Tucson Village Farm Receives Angel Charity Grant
The farm's seed-to-table mission to teach children how to prepare healthy meals from fresh foods is being supported by a $445,000 grant. Groundbreaking is scheduled this summer for the Angel Charity Culinary Educational Center.
Tucson Village Farm, a Pima County farm that teaches children how to grow and prepare fresh food, is getting support from a local charity to help build a teaching kitchen.
Angel Charity, a Tucson-based nonprofit, is giving $445,000 to the farm, a program of University of Arizona Cooperative Extension, 4-H Youth Development and the College of Agriculture and Life Sciences.
"The Angel Charity Culinary Educational Center for children will allow Tucson Village Farm to further enrich and expand our programming to reconnect children to a healthy food system," said Elizabeth Sparks, 4-H Youth Development assistant agent.
The center will feature a working kitchen where youth can take what they have picked in the garden and learn how to prepare it. The state-of-the-art, health department-approved commercial kitchen is designed to teach children of all ages.
"This culinary education space is the missing piece of our farm-to-table programming that will ensure TVF operates sustainably for many years to come. It is in this space the children in our community will learn to create healthier lives for themselves and their families," said Leza Carter, founder and program coordinator of Tucson Village Farm, which is able to keep its fees low thanks to donations and grants such as this one.
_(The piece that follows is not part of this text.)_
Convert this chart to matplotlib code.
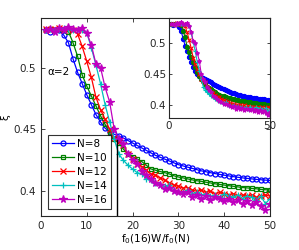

The farm's team went through several steps of a rigorous process before being selected as one of Angel Charity's four finalists. Ultimately, the grant was awarded by a vote of Angel Charity members.
"Their presentation knocked it out of the ballpark," said Carla Keegan, Angel Charity 2018 general chair. "And their grant application was outstanding."
Keegan noted that the committee was most impressed by "the number of schools they serve that come and do field trips, and the number of children impacted."
Thousands of schoolchildren visit Tucson Village Farm each year on field trips or through summer camps, which are offered to students of all grades, from preschool to high school. In 2017, the farm delivered 44,851 hours of direct programming to 12,913 Pima County children.
Tucson Village Farm is home to several other programs designed to build healthier communities. Teens can take advantage of the 4-H Healthy Living Ambassadors program, where they learn about healthy living and take that education back to their middle and high schools. Families benefit from the Food Smart Families program, which engages parents and children while teaching healthy food choices, cooking skills, and food budget and management strategies. The farm hosts internships and learning opportunities for UA students, as well.
Groundbreaking is expected to take place this summer, with a ribbon-cutting planned in January 2019 to coincide with the 10th anniversary of the groundbreaking of Tucson Village Farm. As a Cooperative Extension program, one of Tucson Village Farm's missions is to take what UA experts know about science and share it with the people of Arizona.
Keegan said that in addition to being a great program, participants learn about science, as well.
"When the kids on the farm see something grow and see the growing phases of it, and pull it out of the ground, wash it and eat it — it's like a miracle to some of these kids," Keegan said. "The only way to get kids interested in any type of science is if you find something that appeals to them, and this is hands-on and appealing."